Koreans used to save prodigiously. When I first arrived in 1995, the personal net savings rate was 17.5 percent. This investment gave Korean banks a real money supply from which to lend to entrepreneurs, fueling economic growth.
It was a simple process. Korean consumers saved. The banks loaned the savings to firms. Firms spent those loans to produce capital and consumer goods. The capital goods were used to lengthen the production process, thus creating more and better jobs. The consumer goods raised the standard of living. Firms repaid their loans; the banks in turn paid interest to the savers. The savers then used that earned interest, not their principal, to buy consumer goods. They could also reinvest their earned interest, continuing the real growth of wealth in this country. Yet, by 2005, personal net savings was only 4.7 percent.
Now instead of spending from savings, Koreans are spending with debt. In 1998, credit card use totaled approximately 700 billion won. In 2008, credit card purchases reached nearly 4.5 trillion won, and the household debt-to-savings ratio reached nearly 123 percent. That is, despite wealthy appearances, there are many households in Korea with a negative net worth.
This growth in indebtedness is due to artificially low interest rates. Low interest rates create a disincentive to save and create an incentive to engage in debt-financed spending.
There is nothing wrong with low interest rates if the market has determined the low rate. A market determines an interest rate based on the relationship between the supply of money (deposits) and the demand for money (loans). In a fundamentally sound economy, lending and growth comes from savings and investment. In an unsound economy, it comes from the central bank manipulating the interest rates.
Central banks create artificially low interest rates. Artificially low interest rates create a boom. During boom periods savers and investors engage in mal-investment ― that is, they invest in bad ideas that never would have been considered under fundamentally sound economic conditions. They do so to get a rate of return that they could have gotten from more traditional investment vehicles had the interest rates not been artificially low. At some point, the lenders realize that they are financing fundamentally unsound projects, and that by over-extending loans they have become fundamentally unsound themselves. They then seek to recall outstanding loans to get themselves back on a firmer footing. If their borrowers can make repayments, this is not a problem. The problem is that over-leveraged borrowers can rarely repay the loans and the lenders find themselves in deep trouble.
Currently the central bank is using all of its force to keep interest rates low. The natural market forces need interest rates to rise. The dam will burst, and when it does, those Koreans with excessive credit card debt and with floating-rate mortgages may drown in debt. The 1997-98 currency crisis will seem like a sunny day by comparison.
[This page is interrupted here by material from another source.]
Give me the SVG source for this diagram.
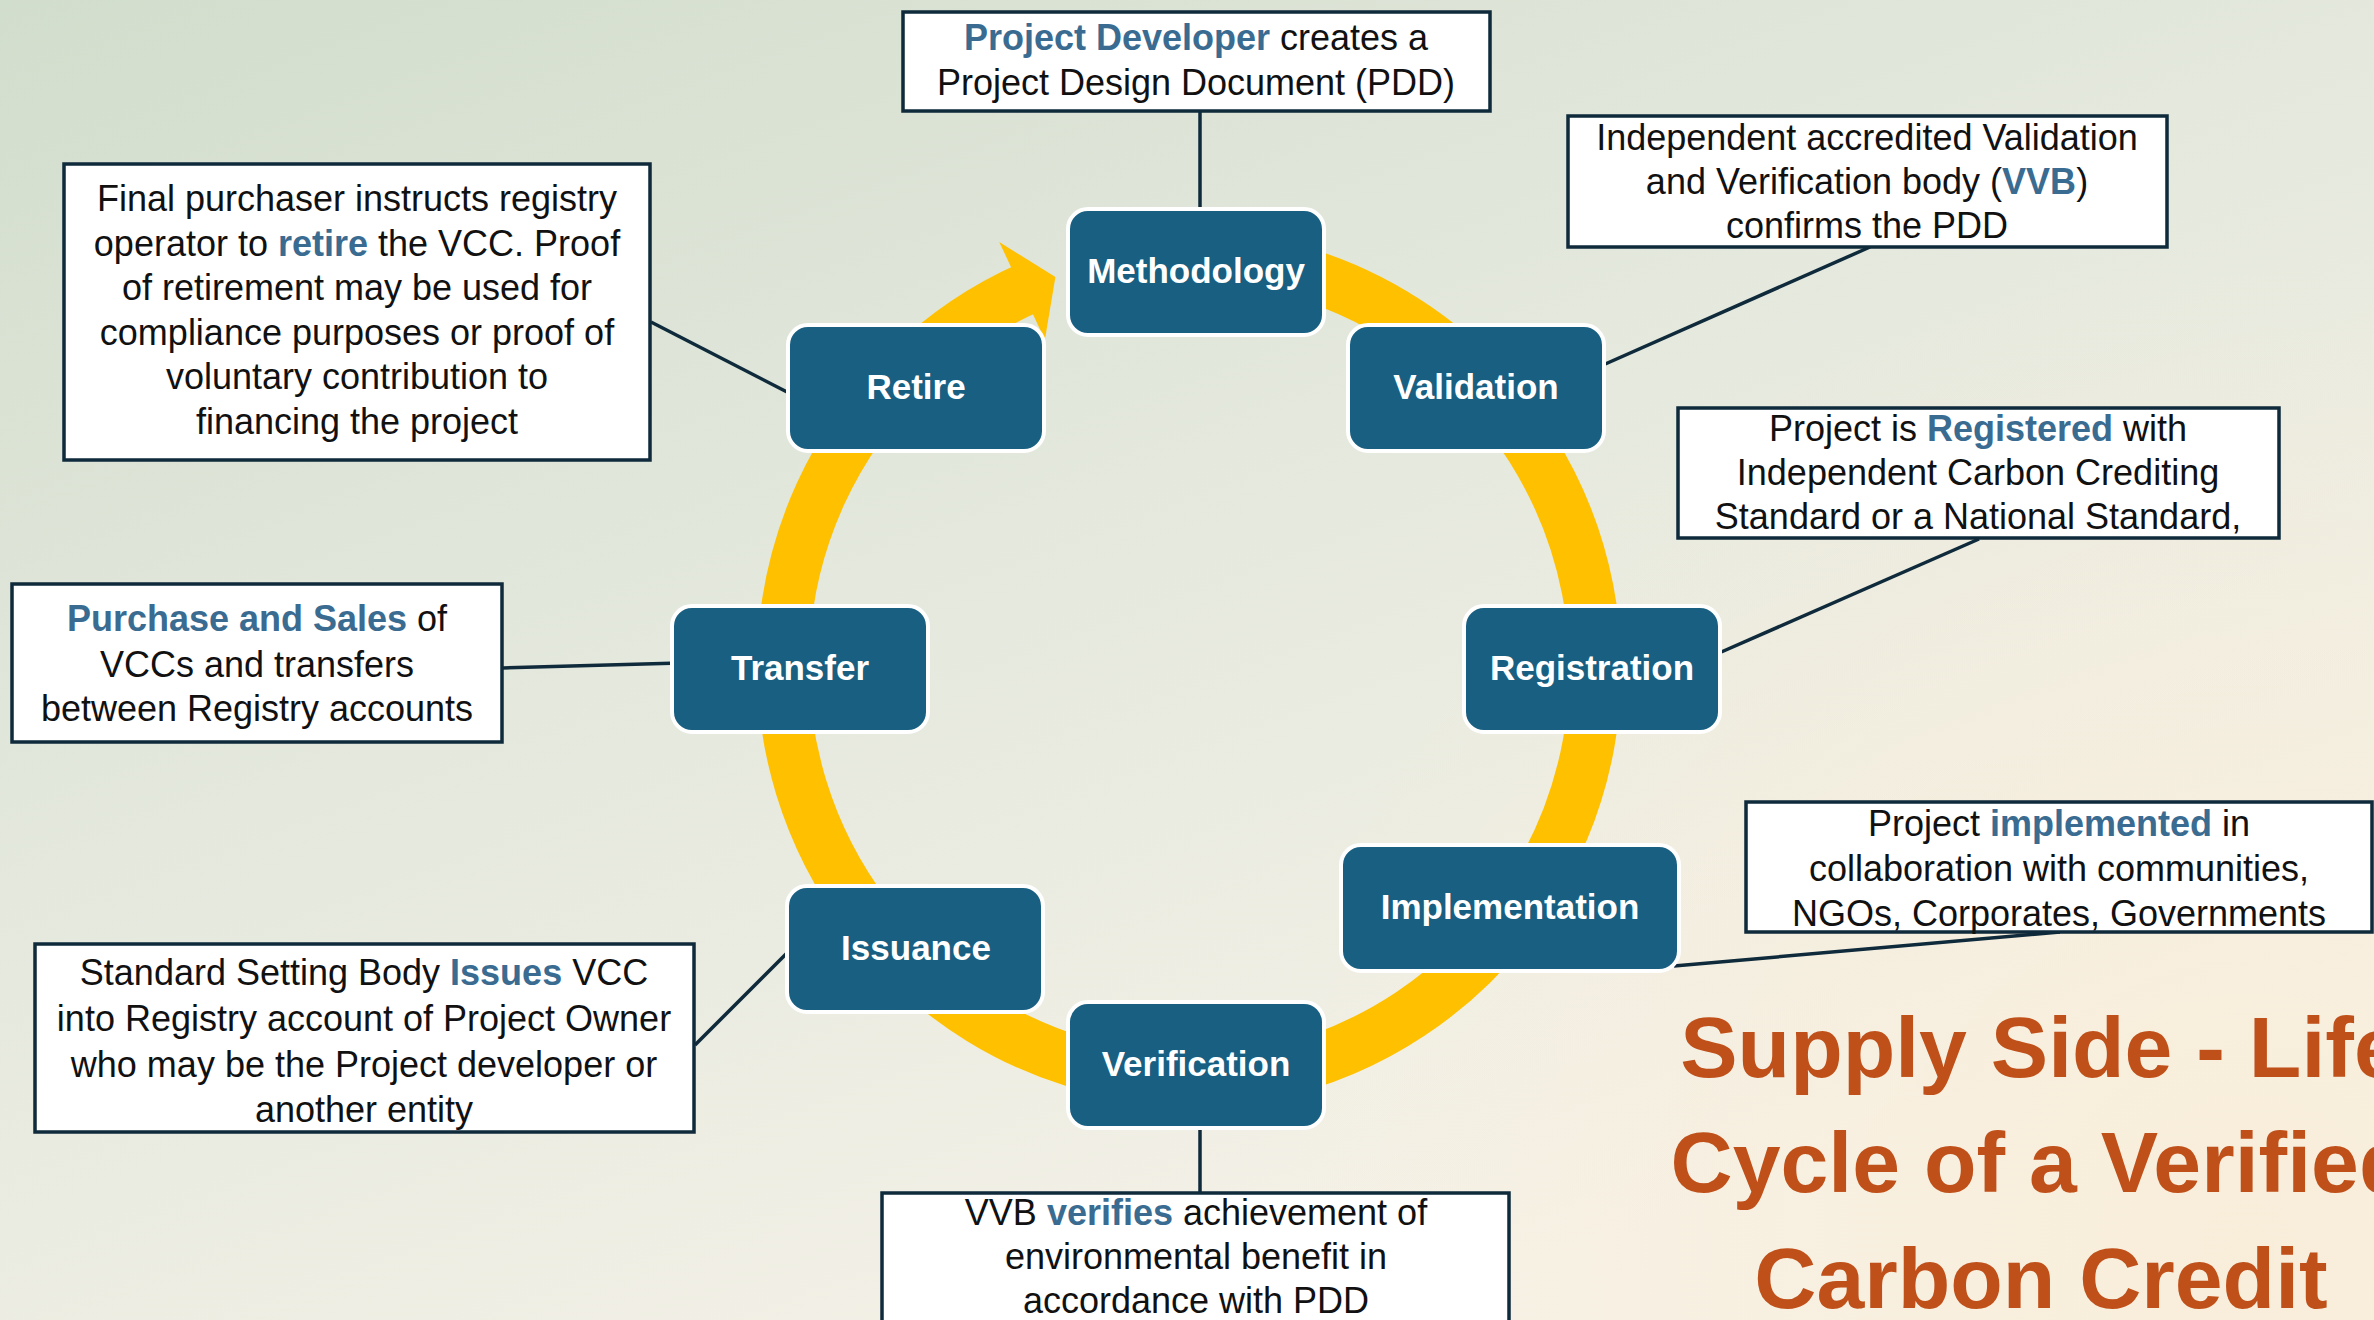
<svg xmlns="http://www.w3.org/2000/svg" width="2374" height="1320" viewBox="0 0 2374 1320">
  <defs>
    <linearGradient id="bgGrad" gradientUnits="userSpaceOnUse" x1="300" y1="-150" x2="900" y2="1500">
      <stop offset="0" stop-color="#D1DDCC"/>
      <stop offset="0.5" stop-color="#E4E8DD"/>
      <stop offset="1" stop-color="#F6F2E8"/>
    </linearGradient>
    <radialGradient id="warm" gradientUnits="userSpaceOnUse" cx="2250" cy="1250" r="1000">
      <stop offset="0" stop-color="#F9EDD8" stop-opacity="0.9"/>
      <stop offset="1" stop-color="#F9EDD8" stop-opacity="0"/>
    </radialGradient>
    <style>
      .node rect { fill: #185F82; stroke: #FFFFFF; stroke-width: 4; }
      .node text { font-family: "Liberation Sans", Arial, sans-serif; font-weight: bold; font-size: 35px; fill: #FFFFFF; text-anchor: middle; }
      .note rect { fill: #FFFFFF; stroke: #0E2A3B; stroke-width: 3.5; }
      .note text { font-family: "Liberation Sans", Arial, sans-serif; font-size: 36px; fill: #111111; text-anchor: middle; }
      .hl { font-weight: bold; fill: #3A6C92; }
      .link { stroke: #0E2A3B; stroke-width: 3.5; fill: none; }
      .ring { stroke: #FFC000; stroke-width: 52; fill: none; }
      .title { font-family: "Liberation Sans", Arial, sans-serif; font-weight: bold; font-size: 86px; fill: #C0501A; text-anchor: middle; }
    </style>
  </defs>

  <!-- background -->
  <rect x="0" y="0" width="2374" height="1320" fill="url(#bgGrad)"/>
  <rect x="0" y="0" width="2374" height="1320" fill="url(#warm)"/>

  <!-- cycle ring with arrowhead into Methodology -->
  <g id="cycle-ring">
    <path class="ring" d="M 1110.9 261.1 A 414 414 0 0 1 1268.9 1073.7 A 414 414 0 0 1 1028.6 287.8"/>
    <polygon fill="#FFC000" points="999.2,241.9 1055.4,277 1044.9,339.7 1033,314.4 1011.1,267.2"/>
  </g>

  <!-- connectors between stages and their notes -->
  <g id="connectors">
    <line class="link" x1="1200" y1="111" x2="1200" y2="208"/>
    <line class="link" x1="1870" y1="247" x2="1603" y2="365"/>
    <line class="link" x1="1979" y1="539" x2="1719" y2="653"/>
    <line class="link" x1="2060" y1="932" x2="1674" y2="966"/>
    <line class="link" x1="1200" y1="1129" x2="1200" y2="1192"/>
    <line class="link" x1="695" y1="1045" x2="791" y2="949"/>
    <line class="link" x1="503" y1="668" x2="680" y2="663"/>
    <line class="link" x1="651" y1="322" x2="789" y2="393"/>
  </g>

  <!-- stage nodes -->
  <g id="node-methodology" class="node">
    <rect x="1068" y="209" width="256" height="126" rx="20"/>
    <text x="1196" y="283">Methodology</text>
  </g>
  <g id="node-validation" class="node">
    <rect x="1348" y="325" width="256" height="126" rx="20"/>
    <text x="1476" y="399">Validation</text>
  </g>
  <g id="node-registration" class="node">
    <rect x="1464" y="606" width="256" height="126" rx="20"/>
    <text x="1592" y="680">Registration</text>
  </g>
  <g id="node-implementation" class="node">
    <rect x="1341" y="845" width="338" height="126" rx="20"/>
    <text x="1510" y="919">Implementation</text>
  </g>
  <g id="node-verification" class="node">
    <rect x="1068" y="1002" width="256" height="126" rx="20"/>
    <text x="1196" y="1076">Verification</text>
  </g>
  <g id="node-issuance" class="node">
    <rect x="787" y="886" width="256" height="126" rx="20"/>
    <text x="916" y="960">Issuance</text>
  </g>
  <g id="node-transfer" class="node">
    <rect x="672" y="606" width="256" height="126" rx="20"/>
    <text x="800" y="680">Transfer</text>
  </g>
  <g id="node-retire" class="node">
    <rect x="788" y="325" width="256" height="126" rx="20"/>
    <text x="916" y="399">Retire</text>
  </g>

  <!-- notes -->
  <g id="note-methodology" class="note">
    <rect x="903" y="12" width="587" height="99"/>
    <text x="1196" y="50"><tspan class="hl">Project Developer</tspan> creates a</text>
    <text x="1196" y="95">Project Design Document (PDD)</text>
  </g>
  <g id="note-validation" class="note">
    <rect x="1568" y="116" width="599" height="131"/>
    <text x="1867" y="150">Independent accredited Validation</text>
    <text x="1867" y="194">and Verification body (<tspan class="hl">VVB</tspan>)</text>
    <text x="1867" y="238">confirms the PDD</text>
  </g>
  <g id="note-registration" class="note">
    <rect x="1678" y="408" width="601" height="130"/>
    <text x="1978" y="441">Project is <tspan class="hl">Registered</tspan> with</text>
    <text x="1978" y="485">Independent Carbon Crediting</text>
    <text x="1978" y="529">Standard or a National Standard,</text>
  </g>
  <g id="note-implementation" class="note">
    <rect x="1746" y="802" width="626" height="130"/>
    <text x="2059" y="836">Project <tspan class="hl">implemented</tspan> in</text>
    <text x="2059" y="881">collaboration with communities,</text>
    <text x="2059" y="926">NGOs, Corporates, Governments</text>
  </g>
  <g id="note-verification" class="note">
    <rect x="882" y="1193" width="627" height="140"/>
    <text x="1196" y="1225">VVB <tspan class="hl">verifies</tspan> achievement of</text>
    <text x="1196" y="1269">environmental benefit in</text>
    <text x="1196" y="1313">accordance with PDD</text>
  </g>
  <g id="note-issuance" class="note">
    <rect x="35" y="944" width="659" height="188"/>
    <text x="364" y="985">Standard Setting Body <tspan class="hl">Issues</tspan> VCC</text>
    <text x="364" y="1031">into Registry account of Project Owner</text>
    <text x="364" y="1077">who may be the Project developer or</text>
    <text x="364" y="1122">another entity</text>
  </g>
  <g id="note-transfer" class="note">
    <rect x="12" y="584" width="490" height="158"/>
    <text x="257" y="631"><tspan class="hl">Purchase and Sales</tspan> of</text>
    <text x="257" y="677">VCCs and transfers</text>
    <text x="257" y="721">between Registry accounts</text>
  </g>
  <g id="note-retire" class="note">
    <rect x="64" y="164" width="586" height="296"/>
    <text x="357" y="211">Final purchaser instructs registry</text>
    <text x="357" y="255.5">operator to <tspan class="hl">retire</tspan> the VCC. Proof</text>
    <text x="357" y="300">of retirement may be used for</text>
    <text x="357" y="344.5">compliance purposes or proof of</text>
    <text x="357" y="389">voluntary contribution to</text>
    <text x="357" y="433.5">financing the project</text>
  </g>

  <!-- title -->
  <g id="title">
    <text class="title" x="2041" y="1077">Supply Side - Life</text>
    <text class="title" x="2041" y="1192">Cycle of a Verified</text>
    <text class="title" x="2041" y="1308">Carbon Credit</text>
  </g>
</svg>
Douglas Kim has written what may be the most important book of the year, ``The Vortex of the Korean Financial Crisis." While I do not agree with his faith in Keynesian economics and central banks, his advice to his fellow Koreans is 100 percent sound: pay off your credit cards and refinance your house into a long-term fixed mortgage now, or else you may go bankrupt when the necessary rise in interest rates push your payments beyond your earnings.